また似た手当にへき地手当がありますが、これは市町村管轄の小中学校が対象の手当てとなっています。基本的概念は特地勤務手当と同様ですが、公立の小学校及び中学校(へき地学校) 並びに共同調理場に勤務する職員に支給される手当をいいます。特地勤務手当と同様、「僻地」を定義するうえで客観的な指標と考えます。本定義に基づいた僻地の市町村が一目でわかるマップはこちらの記事をどうぞ

5. 僻地の実質的定義

以上を踏まえると、定義③、④の少なくとも一方に該当する地域とするのが、一般的文脈で納得感が高いように感じました。大まかな地域単位での僻地と言うのが分かりやすく、客観的に説得力のある定義として以下を提案します。

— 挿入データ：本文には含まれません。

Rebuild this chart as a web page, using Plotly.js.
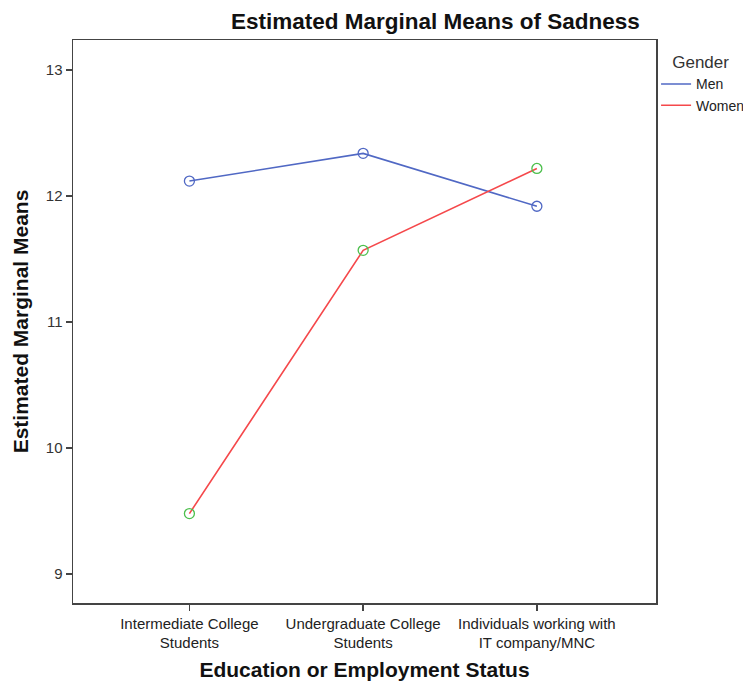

国家公務員・地方公務員の特地勤務手当支給対象地域、小中学校にかかわる職員のへき地手当支給対象地域、または無医市町村のいずれかに該当する地域。

異論は認めますが、データや客観的根拠に基づいた数少ない定義です。ご参考まで。

6. 1級地くらいなら僻地勤務の恩恵あり?

個人的体験を踏まえても、1級地くらいの僻地なら少々の不便さを我慢して住んでもいいと思っています。実際に1級地くらいの地域に6年ほど住んでました。若い間にお金を貯めたい方は僻地に出稼ぎするのもよい経験です。

実際に最初は嫌がっていた僻地に魅了されて永住する人もたくさんいます。僻地を一方的に悪く言う風潮がなくなることを願ってやみません。